Last year was filled with major deals on the commercial property market, most notably Morgan Stanley's record-breaking purchase of the Metropolis shopping complex for $1.2 billion.
Deals of this size are not anticipated for 2014, meaning that the investment volume may well decrease, but the total number of deals is likely to rise, said Stanislav Bibik, head of the capital market department at Colliers International.
While investment in other sectors has fallen, the Russian real estate market has remained strong thanks to a supply of premium commercial property that offer higher rates of return than equivalent products in Western Europe, Bibik said.
A survey published last week by Ernst and Young reached similar conclusions.
Among representatives of 33 companies active on the Russian property market, 73 percent expected the volume of real estate deals to rise in 2014, with 88 percent describing Russia as an attractive or very attractive location to invest in real estate.
Respondents expressed an increased interest in residential real estate, with 72 percent saying they intended to focus investment in housing this year, up from 23 percent in 2013.
But office and retail, which each accounted for about 37 percent of investment in 2013, are expected to remain leading destinations for investment.

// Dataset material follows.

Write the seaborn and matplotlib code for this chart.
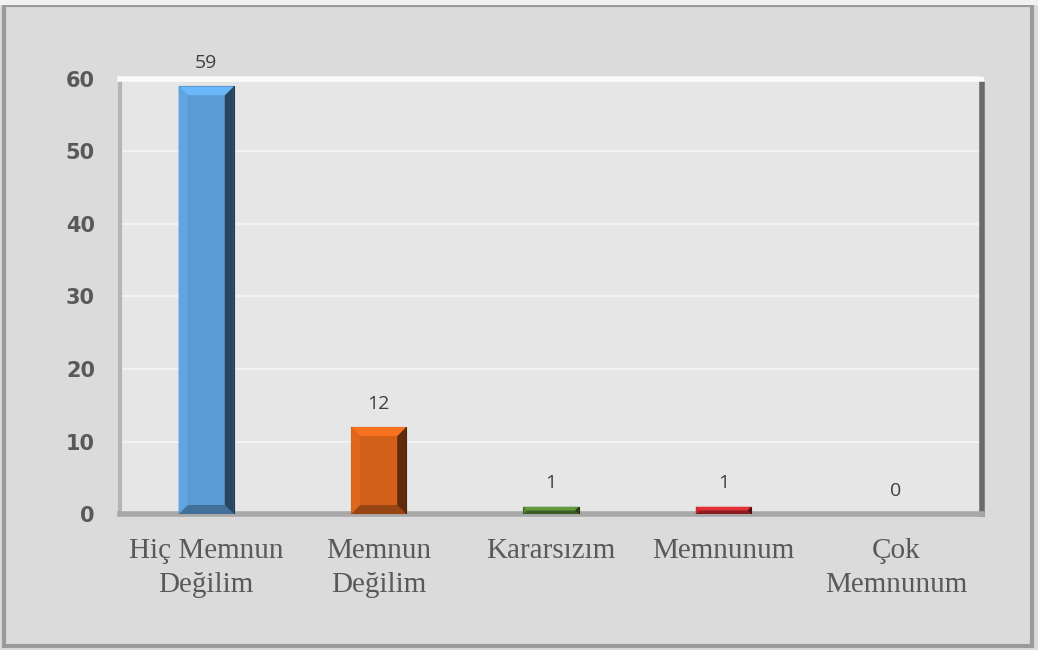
import matplotlib
matplotlib.use("Agg")
import matplotlib.pyplot as plt
import seaborn as sns
import pandas as pd
from matplotlib.patches import Polygon, Rectangle
from matplotlib.colors import to_rgb

# chart data
categories = ["Hiç Memnun\nDeğilim", "Memnun\nDeğilim", "Kararsızım", "Memnunum", "Çok\nMemnunum"]
counts = [59, 12, 1, 1, 0]
bar_colors = ["#5b9bd5", "#d2601a", "#548235", "#c0282d", "#7f7f7f"]
y_ticks = [0, 10, 20, 30, 40, 50, 60]

df = pd.DataFrame({"category": categories, "count": counts})

sns.set_theme(style="white")
plt.rcParams["font.family"] = ["DejaVu Sans"]

fig = plt.figure(figsize=(10.38, 6.5), dpi=100)
fig.patch.set_facecolor("#dcdbdb")
ax = fig.add_axes([0.1156, 0.2092, 0.8305, 0.6693])
ax.set_facecolor("#e6e6e6")

sns.barplot(data=df, x="category", y="count", hue="category", palette=bar_colors,
            width=0.32, legend=False, ax=ax, zorder=3, saturation=1)

ax.set_ylim(0, 60)
ax.set_xlim(-0.5, len(categories) - 0.5)
ax.set_yticks(y_ticks)
ax.yaxis.grid(True, color="#f4f4f4", linewidth=1.3, zorder=0)
ax.set_axisbelow(True)
ax.set_xlabel("")
ax.set_ylabel("")
ax.tick_params(axis="y", length=0, pad=18, labelsize=15, labelcolor="#595959")
for lbl in ax.get_yticklabels():
    lbl.set_fontweight("bold")
ax.tick_params(axis="x", length=0, pad=17)
ax.set_xticks(range(len(categories)))
ax.set_xticklabels(categories, fontfamily="Liberation Serif", fontsize=21,
                   color="#595959", linespacing=1.4)

# plot area bevel look
ax.spines["top"].set_color("#fbfbfb")
ax.spines["top"].set_linewidth(4)
ax.spines["left"].set_color("#b5b5b5")
ax.spines["left"].set_linewidth(3)
ax.spines["right"].set_color("#6a6a6a")
ax.spines["right"].set_linewidth(4)
ax.spines["bottom"].set_color("#a8a8a8")
ax.spines["bottom"].set_linewidth(4)

# bevel shading on bars
fig.canvas.draw()
to_data = ax.transData.inverted()
bev_px = 9
for patch, val in zip(ax.patches, counts):
    if val <= 0:
        patch.set_linewidth(0)
        continue
    x0, y0 = patch.get_x(), patch.get_y()
    w, h = patch.get_width(), patch.get_height()
    (px0, py0) = ax.transData.transform((x0, y0))
    (px1, py1) = ax.transData.transform((x0 + w, y0 + h))
    b = min(bev_px, (py1 - py0) / 2, (px1 - px0) / 2)
    corners = [(px0, py0), (px1, py0), (px1, py1), (px0, py1)]
    inner = [(px0 + b, py0 + b), (px1 - b, py0 + b), (px1 - b, py1 - b), (px0 + b, py1 - b)]
    base = to_rgb(patch.get_facecolor())
    shades = [0.72, 0.45, 1.18, 1.06]  # bottom, right, top, left
    sides = [(0, 1), (1, 2), (2, 3), (3, 0)]
    for (i, j), s in zip(sides, shades):
        pts = [corners[i], corners[j], inner[j], inner[i]]
        pts = [to_data.transform(p) for p in pts]
        col = tuple(min(1, c * s) for c in base)
        ax.add_patch(Polygon(pts, closed=True, facecolor=col, edgecolor="none", zorder=4))
    patch.set_edgecolor(tuple(c * 0.35 for c in base))
    patch.set_linewidth(0.8)

# data labels
for i, val in enumerate(counts):
    ax.text(i, val + 2.0, str(val), ha="center", va="bottom", fontsize=14,
            color="#404040", fontfamily="Open Sans", zorder=5)

# outer frame
fig.patches.append(Rectangle((0.004, 0.006), 0.99, 0.987, transform=fig.transFigure,
                             fill=False, edgecolor="#9a9a9a", linewidth=3))
fig.patches.append(Rectangle((0.0, 0.992), 1.0, 0.008, transform=fig.transFigure,
                             facecolor="#f2f2f2", edgecolor="none"))

fig.savefig("out.png", dpi=100, facecolor=fig.get_facecolor())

The office sector will dominate, said Olesya Dzuba, deputy head of research at Jones Lang LaSalle Russia, pointing to upcoming deals such as mobile operator MTS's plans to buy more than 100,000 square meters at business park Nagatino I-Land in Moscow.
Retail also remains an investment vehicle of choice, particularly for foreign investors, thanks to Russia's notoriously high consumer demand and an under-supply of retail facilities, Bibik said.
Investment in warehouses shot from 7 percent in 2012 to 14 percent in 2013 following Renova's $900-million sale of its MLP warehouse portfolio to BIN Group.
The warehouse sector will see 10 percent of total real estate investment in 2014 thanks to several major deals now under negotiation such as logistic complex Logopark as well as an increase in demand for built-to-suit projects, Dzuba said.
Last year also saw increased activity in the regions, including the $250-million purchase of the Auro shopping center in Novosibirsk by RosEvroDevelopment, one of the largest deals ever closed outside Moscow and St. Petersburg.
"People, and especially retail developers, are further discovering the regions," Bibik said, identifying cities with populations upwards of 250,000 as an increasingly popular destination for developers.